Given information |
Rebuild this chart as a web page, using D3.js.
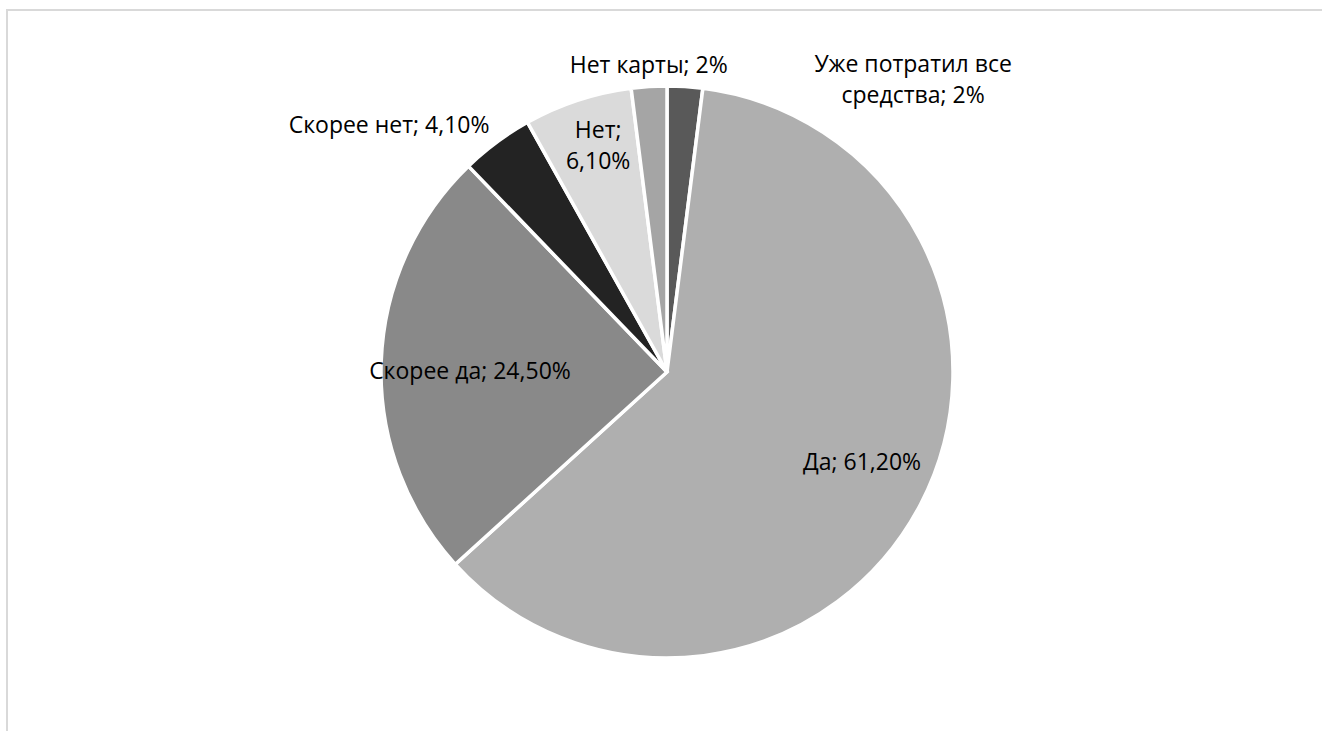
<!DOCTYPE html>
<html>
<head>
<meta charset="utf-8">
<script src="https://cdn.jsdelivr.net/npm/d3@7"></script>
<style>
  html, body { margin: 0; padding: 0; background: #fff; overflow: hidden; }
  svg { display: block; }
</style>
</head>
<body>
<svg id="chart" width="1322" height="731"></svg>
<script>
// ---- data ----
const categories = ["Уже потратил все средства", "Да", "Скорее да", "Скорее нет", "Нет", "Нет карты"];
const values = [2, 61.2, 24.5, 4.1, 6.1, 2];
const valueLabels = ["2%", "61,20%", "24,50%", "4,10%", "6,10%", "2%"];
const labelLines = [
  ["Уже потратил все", "средства; 2%"],
  ["Да; 61,20%"],
  ["Скорее да; 24,50%"],
  ["Скорее нет; 4,10%"],
  ["Нет;", "6,10%"],
  ["Нет карты; 2%"]
];

// ---- styles / layout ----
const colors = ["#595959", "#afafaf", "#898989", "#232323", "#dadada", "#a5a5a5"];
// label placement: radius as fraction of pie radius, angular shift (deg) from slice middle
const labelRadius = [1.336, 0.751, 0.689, 1.30, 0.828, 1.075];
const labelShift = [36.5, -2.7, -1.6, -11.8, 1.3, 0.2];

const W = 1322, H = 731;
const cx = 667, cy = 372, R = 286;
const svg = d3.select("#chart");

// frame
svg.append("rect")
  .attr("x", 7).attr("y", 10)
  .attr("width", W + 20).attr("height", H + 20)
  .attr("fill", "none").attr("stroke", "#d9d9d9").attr("stroke-width", 2);

const pie = d3.pie().sort(null).value(d => d.v);
const data = categories.map((c, i) => ({ c, v: values[i], i }));
const arcs = pie(data);
const arc = d3.arc().innerRadius(0).outerRadius(R);

const g = svg.append("g").attr("transform", `translate(${cx},${cy})`);

g.selectAll("path.slice").data(arcs).enter().append("path")
  .attr("class", "slice")
  .attr("d", arc)
  .attr("fill", d => colors[d.data.i])
  .attr("stroke", "#fff")
  .attr("stroke-width", 3.5)
  .attr("stroke-linejoin", "miter");

const fontSize = 23, lineH = 31;
g.selectAll("text.lbl").data(arcs).enter().append("text")
  .attr("class", "lbl")
  .attr("font-family", "'Open Sans', 'Noto Sans', sans-serif")
  .attr("font-size", fontSize)
  .attr("fill", "#000")
  .attr("text-anchor", "middle")
  .each(function(d) {
    const i = d.data.i;
    const mid = (d.startAngle + d.endAngle) / 2 + labelShift[i] * Math.PI / 180;
    const rr = R * labelRadius[i];
    const p = d3.arc().innerRadius(rr).outerRadius(rr).centroid({ startAngle: mid, endAngle: mid });
    const lines = labelLines[i];
    const t = d3.select(this);
    const y0 = p[1] - (lines.length - 1) * lineH / 2;
    lines.forEach((ln, k) => {
      t.append("tspan")
        .attr("x", p[0])
        .attr("y", y0 + k * lineH)
        .attr("dy", "0.35em")
        .text(ln);
    });
  });
</script>
</body>
</html>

Your task | Copy the whole listing above word for word but do not carry over the pictures.

Exercise solution |
Rebuild this chart as a web page, using D3.js.
<!DOCTYPE html>
<html>
<head>
<meta charset="utf-8">
<script src="https://cdn.jsdelivr.net/npm/d3@7"></script>
<style>
  html, body { margin: 0; padding: 0; background: #fff; overflow: hidden; }
  svg { display: block; }
</style>
</head>
<body>
<svg id="chart" width="1322" height="731"></svg>
<script>
// ---- data ----
const categories = ["Уже потратил все средства", "Да", "Скорее да", "Скорее нет", "Нет", "Нет карты"];
const values = [2, 61.2, 24.5, 4.1, 6.1, 2];
const valueLabels = ["2%", "61,20%", "24,50%", "4,10%", "6,10%", "2%"];
const labelLines = [
  ["Уже потратил все", "средства; 2%"],
  ["Да; 61,20%"],
  ["Скорее да; 24,50%"],
  ["Скорее нет; 4,10%"],
  ["Нет;", "6,10%"],
  ["Нет карты; 2%"]
];

// ---- styles / layout ----
const colors = ["#595959", "#afafaf", "#898989", "#232323", "#dadada", "#a5a5a5"];
// label placement: radius as fraction of pie radius, angular shift (deg) from slice middle
const labelRadius = [1.336, 0.751, 0.689, 1.30, 0.828, 1.075];
const labelShift = [36.5, -2.7, -1.6, -11.8, 1.3, 0.2];

const W = 1322, H = 731;
const cx = 667, cy = 372, R = 286;
const svg = d3.select("#chart");

// frame
svg.append("rect")
  .attr("x", 7).attr("y", 10)
  .attr("width", W + 20).attr("height", H + 20)
  .attr("fill", "none").attr("stroke", "#d9d9d9").attr("stroke-width", 2);

const pie = d3.pie().sort(null).value(d => d.v);
const data = categories.map((c, i) => ({ c, v: values[i], i }));
const arcs = pie(data);
const arc = d3.arc().innerRadius(0).outerRadius(R);

const g = svg.append("g").attr("transform", `translate(${cx},${cy})`);

g.selectAll("path.slice").data(arcs).enter().append("path")
  .attr("class", "slice")
  .attr("d", arc)
  .attr("fill", d => colors[d.data.i])
  .attr("stroke", "#fff")
  .attr("stroke-width", 3.5)
  .attr("stroke-linejoin", "miter");

const fontSize = 23, lineH = 31;
g.selectAll("text.lbl").data(arcs).enter().append("text")
  .attr("class", "lbl")
  .attr("font-family", "'Open Sans', 'Noto Sans', sans-serif")
  .attr("font-size", fontSize)
  .attr("fill", "#000")
  .attr("text-anchor", "middle")
  .each(function(d) {
    const i = d.data.i;
    const mid = (d.startAngle + d.endAngle) / 2 + labelShift[i] * Math.PI / 180;
    const rr = R * labelRadius[i];
    const p = d3.arc().innerRadius(rr).outerRadius(rr).centroid({ startAngle: mid, endAngle: mid });
    const lines = labelLines[i];
    const t = d3.select(this);
    const y0 = p[1] - (lines.length - 1) * lineH / 2;
    lines.forEach((ln, k) => {
      t.append("tspan")
        .attr("x", p[0])
        .attr("y", y0 + k * lineH)
        .attr("dy", "0.35em")
        .text(ln);
    });
  });
</script>
</body>
</html>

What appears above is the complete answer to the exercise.